Chez les femelles adultes, la priorité est la cohésion. Elles utilisent des signaux capables de maintenir le groupe uni, de coordonner les déplacements, et de réagir vite à un danger. Leur rôle social fait de la voix un outil d’organisation, presque un système de circulation interne.
Les mâles adultes, eux, s’expriment parfois de manière plus démonstrative. Lorsqu’il s’agit de s’imposer ou de signaler une disponibilité reproductive, la puissance du son devient un message à part entière.
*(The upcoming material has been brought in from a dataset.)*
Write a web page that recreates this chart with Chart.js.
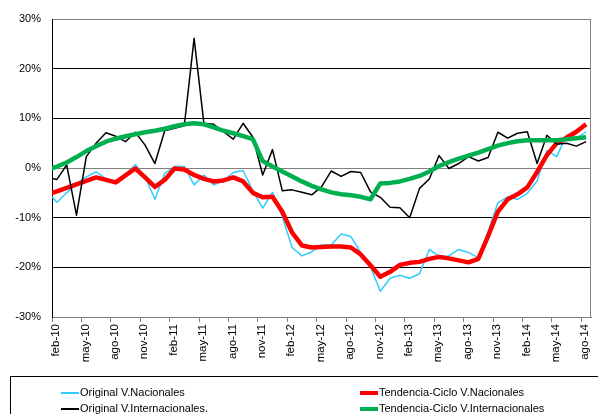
<!DOCTYPE html>
<html>
<head>
<meta charset="utf-8">
<script src="https://cdn.jsdelivr.net/npm/chart.js@4.4.1/dist/chart.umd.min.js"></script>
<style>
  html, body { margin: 0; padding: 0; background: #fff; }
  #wrap { position: relative; width: 598px; height: 414px; overflow: hidden; }
  #legend { position: absolute; left: 10px; top: 376px; width: 620px; height: 60px;
            border: 1px solid #000; font: 11px "Liberation Sans", Arial, sans-serif; color: #000; }
  .item { position: absolute; white-space: nowrap; height: 14px; line-height: 14px; }
  .item span.line { display: inline-block; width: 18px; vertical-align: middle; margin-right: 1px; }
</style>
</head>
<body>
<div id="wrap">
  <canvas id="chart" width="598" height="414"></canvas>
  <div id="legend"></div>
</div>
<script>
"use strict";
// meses ene-10 .. ago-14 (ene-10 solo queda fuera del eje, a la izquierda)
const mesesAbrev = ['ene','feb','mar','abr','may','jun','jul','ago','sep','oct','nov','dic'];
const months = [];
for (let y = 10; y <= 14; y++) {
    mesesAbrev.forEach(m => months.push(m + '-' + y));
}
months.length = 56;

const tickLabels = ['feb-10','may-10','ago-10','nov-10','feb-11','may-11','ago-11','nov-11',
    'feb-12','may-12','ago-12','nov-12','feb-13','may-13','ago-13','nov-13','feb-14','may-14','ago-14'];

const yTicks = [-30, -20, -10, 0, 10, 20, 30];

const seriesNames = ['Original V.Nacionales', 'Tendencia-Ciclo V.Nacionales',
    'Original V.Internacionales.', 'Tendencia-Ciclo V.Internacionales'];

const origNac = [-4.7,
    -6.9, -5.0, -3.2, -1.8, -0.8, -2.2, -3.1, -1.3, 0.7, -1.8,
    -6.3, -1.1, 0.3, 0.3, -3.4, -1.4, -3.4, -2.6, -0.9, -0.5,
    -4.6, -8.1, -4.9, -9.8, -16.0, -17.7, -16.9, -15.5, -15.5, -13.3,
    -13.8, -17.0, -19.9, -24.8, -22.2, -21.6, -22.2, -21.3, -16.4, -17.8,
    -17.7, -16.4, -17.0, -18.1, -12.8, -7.0, -5.8, -6.3, -5.1, -2.6,
    3.5, 2.3, 6.6, 5.9, 7.3];

const tendNac = [-5.35,
    -4.7, -4.0, -3.3, -2.6, -1.9, -2.4, -2.9, -1.5, -0.1, -1.9,
    -3.8, -2.4, -0.1, -0.3, -1.4, -2.2, -2.7, -2.5, -1.9, -2.7,
    -5.0, -5.9, -5.8, -8.8, -13.0, -15.6, -16.0, -15.9, -15.8, -15.8,
    -16.0, -17.4, -19.6, -21.9, -20.9, -19.5, -19.1, -18.9, -18.3, -17.9,
    -18.2, -18.6, -19.0, -18.3, -13.7, -8.8, -6.3, -5.3, -3.9, -0.8,
    2.6, 5.0, 6.1, 7.3, 8.8];

const origInt = [-1.9,
    -2.3, 0.6, -9.5, 2.3, 5.0, 7.1, 6.4, 5.3, 7.2, 4.6,
    0.9, 7.5, 8.0, 8.5, 26.1, 9.0, 8.8, 7.3, 5.8, 9.0,
    6.2, -1.4, 3.7, -4.6, -4.4, -4.9, -5.4, -3.8, -0.6, -1.7,
    -0.7, -0.9, -4.8, -5.9, -7.9, -8.0, -10.0, -4.1, -2.2, 2.5,
    -0.1, 0.9, 2.3, 1.4, 2.1, 7.2, 6.0, 7.0, 7.3, 0.9,
    6.6, 4.8, 5.0, 4.4, 5.3];

const tendInt = [-0.5,
    0.3, 1.1, 2.2, 3.4, 4.4, 5.3, 5.9, 6.4, 6.8, 7.2,
    7.5, 7.9, 8.4, 8.8, 9.0, 8.8, 8.2, 7.5, 7.0, 6.4,
    5.8, 1.4, 0.3, -0.7, -1.7, -2.7, -3.6, -4.3, -4.9, -5.3,
    -5.5, -5.8, -6.3, -3.1, -3.0, -2.7, -2.2, -1.6, -0.7, 0.4,
    1.2, 1.9, 2.5, 3.1, 3.8, 4.5, 5.0, 5.4, 5.6, 5.6,
    5.6, 5.6, 5.8, 6.0, 6.2];

const FONT = '"Liberation Sans", Arial, sans-serif';

// each month sits in the middle of its slot, slot 0 = feb-10
function toPoints(values) {
    return values.map((v, i) => ({ x: i - 0.5, y: v }));
}

const styles = [
    { color: '#33CCFF', width: 1.5, order: 3 },
    { color: '#FF0000', width: 4.5, order: 2 },
    { color: '#000000', width: 1.5, order: 1 },
    { color: '#00B050', width: 4.5, order: 0 }
];
const allSeries = [origNac, tendNac, origInt, tendInt];

const rightBorder = {
    id: 'rightBorder',
    afterDraw(chart) {
        const a = chart.chartArea;
        const ctx = chart.ctx;
        ctx.save();
        ctx.strokeStyle = '#808080';
        ctx.lineWidth = 1;
        ctx.beginPath();
        ctx.moveTo(a.right - 0.5, a.top);
        ctx.lineTo(a.right - 0.5, a.bottom);
        ctx.stroke();
        ctx.restore();
    }
};

const ctx = document.getElementById('chart').getContext('2d');
new Chart(ctx, {
    type: 'line',
    data: {
        datasets: allSeries.map((vals, i) => ({
            label: seriesNames[i],
            data: toPoints(vals),
            borderColor: styles[i].color,
            backgroundColor: styles[i].color,
            borderWidth: styles[i].width,
            order: styles[i].order,
            pointRadius: 0,
            tension: 0,
            borderJoinStyle: 'round',
            clip: 0
        }))
    },
    options: {
        responsive: false,
        animation: false,
        devicePixelRatio: 1,
        layout: { padding: { top: 19, right: 7, left: 0, bottom: 0 } },
        plugins: { legend: { display: false }, tooltip: { enabled: false } },
        scales: {
            x: {
                type: 'linear',
                min: 0,
                max: 55,
                afterBuildTicks: s => {
                    s.ticks = tickLabels.map(l => ({ value: months.indexOf(l) - 1 }));
                },
                afterFit: s => { s.height = 97; },
                ticks: {
                    autoSkip: false,
                    includeBounds: false,
                    minRotation: 90,
                    maxRotation: 90,
                    labelOffset: 4,
                    padding: 2,
                    color: '#000',
                    font: { family: FONT, size: 11.5 },
                    callback: v => months[v + 1]
                },
                grid: { drawOnChartArea: false, drawTicks: true, tickLength: 5, tickColor: '#808080' },
                border: { color: '#808080', width: 1 }
            },
            y: {
                min: yTicks[0],
                max: yTicks[yTicks.length - 1],
                afterFit: s => { s.width = 52; },
                ticks: {
                    stepSize: 10,
                    padding: 11,
                    color: '#000',
                    font: { family: FONT, size: 11 },
                    callback: v => v + '%'
                },
                grid: {
                    drawTicks: false,
                    lineWidth: 1,
                    color: c => (c.tick.value === 0 || c.tick.value === 30) ? '#808080' : '#000000'
                },
                border: { color: '#000', width: 1 }
            }
        }
    },
    plugins: [rightBorder]
});

// leyenda en dos columnas, como la original
const legendPos = [
    { left: 50, top: 8 }, { left: 349, top: 8 },
    { left: 50, top: 24 }, { left: 349, top: 24 }
];
const legend = document.getElementById('legend');
seriesNames.forEach((name, i) => {
    const it = document.createElement('div');
    it.className = 'item';
    it.style.left = legendPos[i].left + 'px';
    it.style.top = legendPos[i].top + 'px';
    const ln = document.createElement('span');
    ln.className = 'line';
    ln.style.height = (styles[i].width > 2 ? 4 : 2) + 'px';
    ln.style.background = styles[i].color;
    it.appendChild(ln);
    it.appendChild(document.createTextNode(name));
    legend.appendChild(it);
});
</script>
</body>
</html>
À ce moment-là, le signal n’est pas seulement informatif : il sert à occuper l’espace, à se faire reconnaître, à poser une limite.
Les chercheurs qui observent ces comportements soulignent aussi que les sons transportent des indices sur l’identité de l’individu et sur son état émotionnel. Certains éléphants peuvent même reconnaître l’appel d’un membre absent du groupe, preuve d’une mémoire auditive impressionnante et d’une vie sociale très structurée.
Alors, comment s’appelle “le cri” de l’éléphant ?
C’est ici que la réponse surprend souvent. Contrairement au chat qui miaule ou au loup qui hurle, le cri de l’éléphant n’a pas un seul nom officiel, parce qu’il n’existe pas un seul son unique. L’éléphant dispose d’un véritable répertoire.
Le son emblématique que la plupart des gens associent spontanément à l’éléphant s’appelle le barrissement. Il sert notamment à prévenir le groupe, à exprimer une peur ou un stress, à montrer une colère, ou encore à s’imposer. Dans la savane, ce type d’appel peut être entendu sur plusieurs kilomètres, ce qui le rend très efficace pour se faire comprendre.
Mais l’éléphant ne se limite pas à cela. Il produit aussi des infrasons, des sons très basse fréquence (en dessous de 20 Hz) que l’oreille humaine ne perçoit pas, mais qui voyagent loin et aident les membres dispersés à rester en contact sur une longue distance. Enfin, à proximité, il utilise des sons plus discrets, comme des murmures et des grognements, qui accompagnent les interactions sociales et traduisent des nuances émotionnelles.
En résumé, si l’on doit donner un nom au “cri” le plus célèbre, on parle bien du barrissement. Mais la vraie réponse, celle qu’on ne donne presque jamais d’un coup, c’est que l’éléphant ne possède pas un cri unique : il communique avec tout un langage sonore.